● What to produce
Find each line containing the string "page". Copy it.

---------- Listed entries

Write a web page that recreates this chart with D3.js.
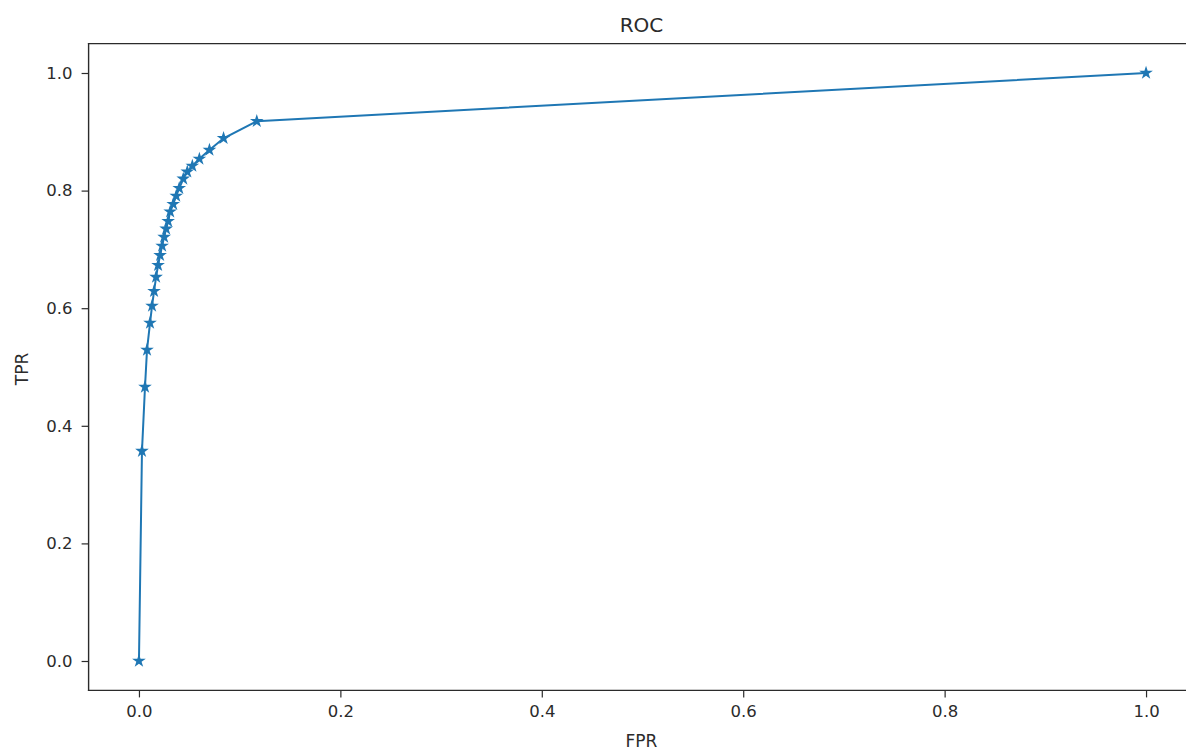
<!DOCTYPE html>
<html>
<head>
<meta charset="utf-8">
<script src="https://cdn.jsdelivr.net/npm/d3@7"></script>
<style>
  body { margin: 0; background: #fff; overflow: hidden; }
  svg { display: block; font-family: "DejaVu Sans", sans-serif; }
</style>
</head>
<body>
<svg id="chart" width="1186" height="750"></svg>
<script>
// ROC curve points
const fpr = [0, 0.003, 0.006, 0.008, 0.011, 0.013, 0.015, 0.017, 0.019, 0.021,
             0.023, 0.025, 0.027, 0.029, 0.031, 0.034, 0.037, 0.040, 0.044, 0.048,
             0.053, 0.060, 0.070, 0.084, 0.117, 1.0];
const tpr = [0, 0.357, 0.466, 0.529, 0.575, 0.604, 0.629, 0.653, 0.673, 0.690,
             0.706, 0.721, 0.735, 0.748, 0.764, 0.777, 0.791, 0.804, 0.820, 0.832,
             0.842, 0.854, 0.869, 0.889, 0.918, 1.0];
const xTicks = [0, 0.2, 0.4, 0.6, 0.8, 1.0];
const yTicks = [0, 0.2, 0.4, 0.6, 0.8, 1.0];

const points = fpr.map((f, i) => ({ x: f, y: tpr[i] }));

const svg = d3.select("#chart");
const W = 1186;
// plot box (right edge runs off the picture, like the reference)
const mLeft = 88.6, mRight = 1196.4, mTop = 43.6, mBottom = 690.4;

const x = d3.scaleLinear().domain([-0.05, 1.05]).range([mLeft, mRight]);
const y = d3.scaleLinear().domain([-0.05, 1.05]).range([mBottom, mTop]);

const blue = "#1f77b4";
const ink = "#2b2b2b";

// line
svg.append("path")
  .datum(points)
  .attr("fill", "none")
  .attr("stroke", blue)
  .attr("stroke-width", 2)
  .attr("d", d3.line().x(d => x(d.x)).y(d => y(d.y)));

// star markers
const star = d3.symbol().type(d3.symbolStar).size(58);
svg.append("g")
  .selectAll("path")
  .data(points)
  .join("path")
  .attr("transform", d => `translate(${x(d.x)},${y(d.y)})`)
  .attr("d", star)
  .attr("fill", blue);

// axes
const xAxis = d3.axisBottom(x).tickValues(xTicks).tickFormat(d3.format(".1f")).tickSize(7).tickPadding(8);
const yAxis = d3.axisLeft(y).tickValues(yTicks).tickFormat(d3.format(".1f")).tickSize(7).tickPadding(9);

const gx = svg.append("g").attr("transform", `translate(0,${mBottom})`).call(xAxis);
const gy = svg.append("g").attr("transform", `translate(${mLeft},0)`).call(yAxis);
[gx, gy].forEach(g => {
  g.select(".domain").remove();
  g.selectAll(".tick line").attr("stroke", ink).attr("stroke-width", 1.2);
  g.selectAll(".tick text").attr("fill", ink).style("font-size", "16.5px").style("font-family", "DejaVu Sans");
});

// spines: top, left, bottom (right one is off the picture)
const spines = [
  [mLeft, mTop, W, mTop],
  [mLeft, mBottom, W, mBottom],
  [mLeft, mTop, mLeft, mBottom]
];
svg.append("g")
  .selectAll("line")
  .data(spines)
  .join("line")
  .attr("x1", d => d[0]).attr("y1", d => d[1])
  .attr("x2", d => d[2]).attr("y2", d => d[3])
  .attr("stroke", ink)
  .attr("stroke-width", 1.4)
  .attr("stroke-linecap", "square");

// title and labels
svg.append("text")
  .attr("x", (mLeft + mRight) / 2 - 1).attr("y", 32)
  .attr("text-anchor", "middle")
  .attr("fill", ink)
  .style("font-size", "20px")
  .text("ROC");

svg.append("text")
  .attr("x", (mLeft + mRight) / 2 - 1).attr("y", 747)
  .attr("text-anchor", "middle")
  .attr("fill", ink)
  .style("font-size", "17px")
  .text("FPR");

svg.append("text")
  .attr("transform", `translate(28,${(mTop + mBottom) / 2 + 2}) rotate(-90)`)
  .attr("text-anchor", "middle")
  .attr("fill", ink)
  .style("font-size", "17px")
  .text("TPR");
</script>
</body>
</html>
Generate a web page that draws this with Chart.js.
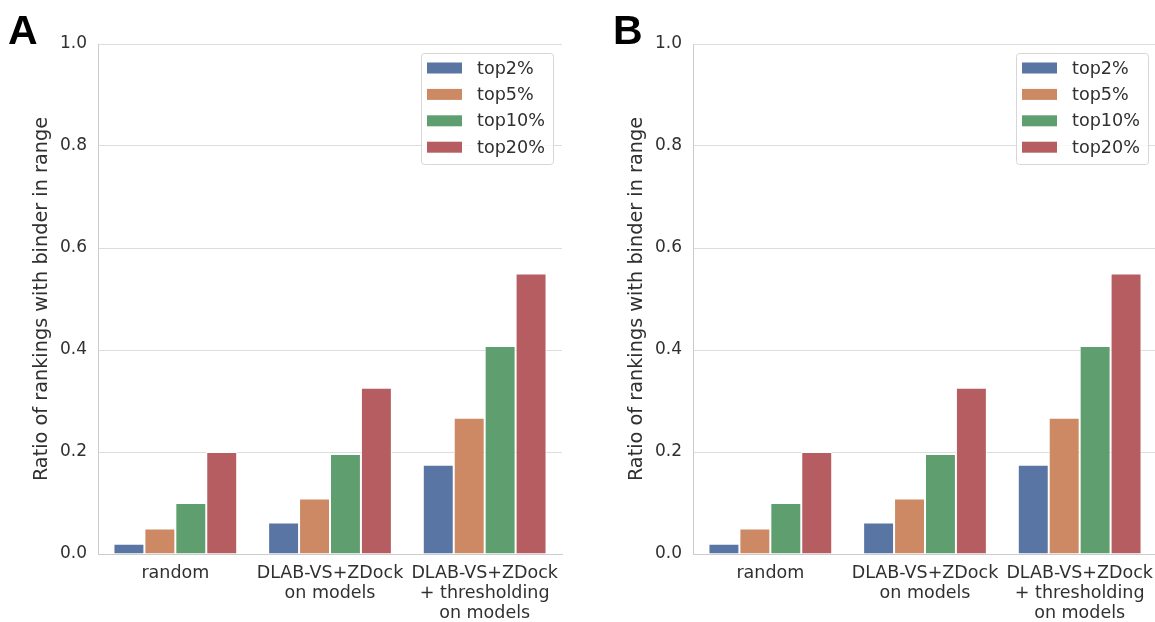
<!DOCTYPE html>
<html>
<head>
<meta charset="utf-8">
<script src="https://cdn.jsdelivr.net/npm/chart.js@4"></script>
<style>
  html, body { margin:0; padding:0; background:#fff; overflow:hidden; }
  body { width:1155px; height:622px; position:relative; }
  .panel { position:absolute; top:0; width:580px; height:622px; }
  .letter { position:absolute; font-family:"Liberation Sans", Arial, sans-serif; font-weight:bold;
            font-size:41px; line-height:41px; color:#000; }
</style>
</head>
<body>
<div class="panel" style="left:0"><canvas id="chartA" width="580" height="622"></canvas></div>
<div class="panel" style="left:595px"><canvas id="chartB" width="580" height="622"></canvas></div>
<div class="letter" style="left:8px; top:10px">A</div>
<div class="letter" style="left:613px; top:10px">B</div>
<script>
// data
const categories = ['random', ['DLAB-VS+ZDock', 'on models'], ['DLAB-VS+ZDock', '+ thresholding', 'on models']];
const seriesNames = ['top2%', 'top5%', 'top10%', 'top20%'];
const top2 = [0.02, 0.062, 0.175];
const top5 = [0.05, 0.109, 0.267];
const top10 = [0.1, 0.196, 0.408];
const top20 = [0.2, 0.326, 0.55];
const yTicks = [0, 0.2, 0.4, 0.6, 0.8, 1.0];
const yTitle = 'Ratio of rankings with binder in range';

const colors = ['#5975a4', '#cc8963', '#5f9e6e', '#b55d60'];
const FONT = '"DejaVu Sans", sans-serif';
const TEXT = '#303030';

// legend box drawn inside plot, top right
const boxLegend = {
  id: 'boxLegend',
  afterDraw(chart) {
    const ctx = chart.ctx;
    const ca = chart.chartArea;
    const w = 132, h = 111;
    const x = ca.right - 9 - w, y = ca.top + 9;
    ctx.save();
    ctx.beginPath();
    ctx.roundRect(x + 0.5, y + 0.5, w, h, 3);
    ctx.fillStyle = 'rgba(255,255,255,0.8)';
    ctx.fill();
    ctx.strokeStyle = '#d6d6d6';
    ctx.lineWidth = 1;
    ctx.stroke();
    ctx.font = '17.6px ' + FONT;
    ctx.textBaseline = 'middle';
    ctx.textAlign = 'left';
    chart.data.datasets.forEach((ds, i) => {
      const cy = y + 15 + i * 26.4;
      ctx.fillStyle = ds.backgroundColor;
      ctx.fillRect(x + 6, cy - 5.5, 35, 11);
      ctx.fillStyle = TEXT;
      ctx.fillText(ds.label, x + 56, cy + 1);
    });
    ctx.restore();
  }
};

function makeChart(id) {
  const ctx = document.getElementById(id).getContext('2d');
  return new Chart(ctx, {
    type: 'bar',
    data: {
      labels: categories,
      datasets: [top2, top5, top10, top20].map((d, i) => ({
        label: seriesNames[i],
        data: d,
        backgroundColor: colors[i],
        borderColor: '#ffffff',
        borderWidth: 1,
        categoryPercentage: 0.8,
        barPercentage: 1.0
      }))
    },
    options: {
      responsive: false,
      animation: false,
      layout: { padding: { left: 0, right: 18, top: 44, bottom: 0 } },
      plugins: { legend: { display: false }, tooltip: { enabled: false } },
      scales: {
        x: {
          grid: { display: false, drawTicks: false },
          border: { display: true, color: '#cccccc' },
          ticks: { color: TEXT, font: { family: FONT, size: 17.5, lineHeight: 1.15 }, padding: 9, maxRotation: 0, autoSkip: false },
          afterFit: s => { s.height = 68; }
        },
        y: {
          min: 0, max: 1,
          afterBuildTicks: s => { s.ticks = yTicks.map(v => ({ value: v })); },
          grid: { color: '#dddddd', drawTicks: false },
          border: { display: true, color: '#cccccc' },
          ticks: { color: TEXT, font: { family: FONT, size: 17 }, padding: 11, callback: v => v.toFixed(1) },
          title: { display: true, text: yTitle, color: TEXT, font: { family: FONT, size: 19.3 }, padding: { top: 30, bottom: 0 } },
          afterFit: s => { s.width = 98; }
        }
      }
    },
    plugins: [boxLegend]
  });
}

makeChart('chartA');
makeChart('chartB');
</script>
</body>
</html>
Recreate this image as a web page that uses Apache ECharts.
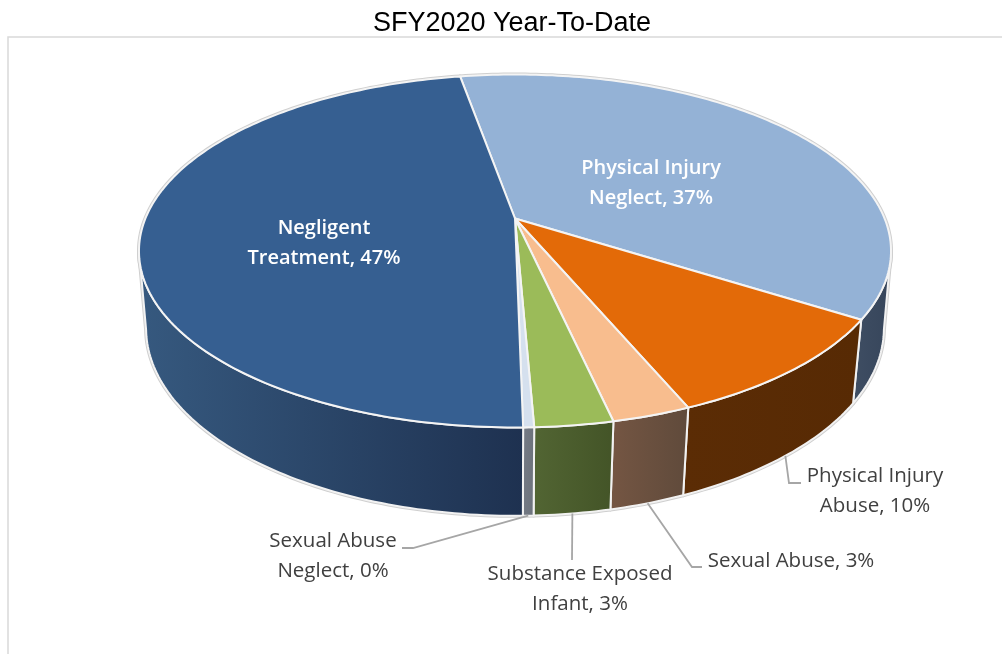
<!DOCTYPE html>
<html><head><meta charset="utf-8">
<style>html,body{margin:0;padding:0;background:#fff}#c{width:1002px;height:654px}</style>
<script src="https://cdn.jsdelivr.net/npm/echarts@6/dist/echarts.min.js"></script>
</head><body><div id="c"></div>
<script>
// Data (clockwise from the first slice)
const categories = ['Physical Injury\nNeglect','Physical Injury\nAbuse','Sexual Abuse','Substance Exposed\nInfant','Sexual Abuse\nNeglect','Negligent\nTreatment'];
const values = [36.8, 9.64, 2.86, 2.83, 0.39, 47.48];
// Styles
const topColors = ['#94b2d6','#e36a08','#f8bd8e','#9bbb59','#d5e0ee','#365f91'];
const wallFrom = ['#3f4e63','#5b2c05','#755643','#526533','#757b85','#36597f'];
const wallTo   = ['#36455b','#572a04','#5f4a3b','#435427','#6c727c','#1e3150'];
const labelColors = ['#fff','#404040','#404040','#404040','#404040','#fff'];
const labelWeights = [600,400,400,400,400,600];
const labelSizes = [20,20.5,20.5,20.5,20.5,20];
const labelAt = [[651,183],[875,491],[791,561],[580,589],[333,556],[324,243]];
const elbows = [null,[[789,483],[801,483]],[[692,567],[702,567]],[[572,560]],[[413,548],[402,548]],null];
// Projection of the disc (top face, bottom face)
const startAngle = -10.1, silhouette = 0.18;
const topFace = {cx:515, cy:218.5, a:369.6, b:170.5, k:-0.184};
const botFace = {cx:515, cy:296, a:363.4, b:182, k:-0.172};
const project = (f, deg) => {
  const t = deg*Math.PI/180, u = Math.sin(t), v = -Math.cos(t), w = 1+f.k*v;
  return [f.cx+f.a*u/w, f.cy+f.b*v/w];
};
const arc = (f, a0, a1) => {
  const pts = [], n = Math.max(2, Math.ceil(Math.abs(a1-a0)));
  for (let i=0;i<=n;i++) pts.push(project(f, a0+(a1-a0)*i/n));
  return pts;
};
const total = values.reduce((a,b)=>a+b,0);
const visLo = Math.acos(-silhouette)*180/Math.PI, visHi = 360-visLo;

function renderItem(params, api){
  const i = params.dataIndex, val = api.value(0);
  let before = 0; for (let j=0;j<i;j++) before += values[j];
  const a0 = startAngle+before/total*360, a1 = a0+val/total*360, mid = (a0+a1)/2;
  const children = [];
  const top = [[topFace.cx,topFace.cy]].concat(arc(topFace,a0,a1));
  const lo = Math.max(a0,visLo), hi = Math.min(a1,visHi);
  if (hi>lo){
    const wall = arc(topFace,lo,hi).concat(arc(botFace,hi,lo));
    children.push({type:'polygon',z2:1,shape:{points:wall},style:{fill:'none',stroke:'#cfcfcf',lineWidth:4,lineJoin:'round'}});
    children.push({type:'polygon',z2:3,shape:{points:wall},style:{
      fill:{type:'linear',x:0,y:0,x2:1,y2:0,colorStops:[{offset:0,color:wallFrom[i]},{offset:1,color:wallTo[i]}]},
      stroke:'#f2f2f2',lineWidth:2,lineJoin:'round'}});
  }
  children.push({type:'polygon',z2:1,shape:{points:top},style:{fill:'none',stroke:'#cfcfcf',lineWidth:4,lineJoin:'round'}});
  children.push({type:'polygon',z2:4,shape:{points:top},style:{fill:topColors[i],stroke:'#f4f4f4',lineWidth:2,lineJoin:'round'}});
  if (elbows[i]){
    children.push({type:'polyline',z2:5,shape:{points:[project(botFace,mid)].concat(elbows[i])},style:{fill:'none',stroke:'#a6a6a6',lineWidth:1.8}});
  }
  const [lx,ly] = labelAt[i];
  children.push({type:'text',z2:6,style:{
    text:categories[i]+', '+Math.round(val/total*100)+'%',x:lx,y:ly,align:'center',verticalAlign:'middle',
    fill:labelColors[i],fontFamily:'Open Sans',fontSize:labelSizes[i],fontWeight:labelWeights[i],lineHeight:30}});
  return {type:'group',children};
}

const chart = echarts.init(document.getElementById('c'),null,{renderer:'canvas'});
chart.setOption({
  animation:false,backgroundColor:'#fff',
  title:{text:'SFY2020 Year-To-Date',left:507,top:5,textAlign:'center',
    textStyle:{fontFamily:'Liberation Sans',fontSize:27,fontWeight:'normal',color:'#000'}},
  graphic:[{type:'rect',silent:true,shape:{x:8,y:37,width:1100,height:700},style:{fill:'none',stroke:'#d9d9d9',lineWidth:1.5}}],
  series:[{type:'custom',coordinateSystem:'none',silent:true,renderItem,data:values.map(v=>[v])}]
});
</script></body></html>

--------------------

● Task answer
Write a web page that recreates this chart with D3.js.
Generate a web page that draws this with Chart.js.
Recreate this image as a web page that uses Apache ECharts.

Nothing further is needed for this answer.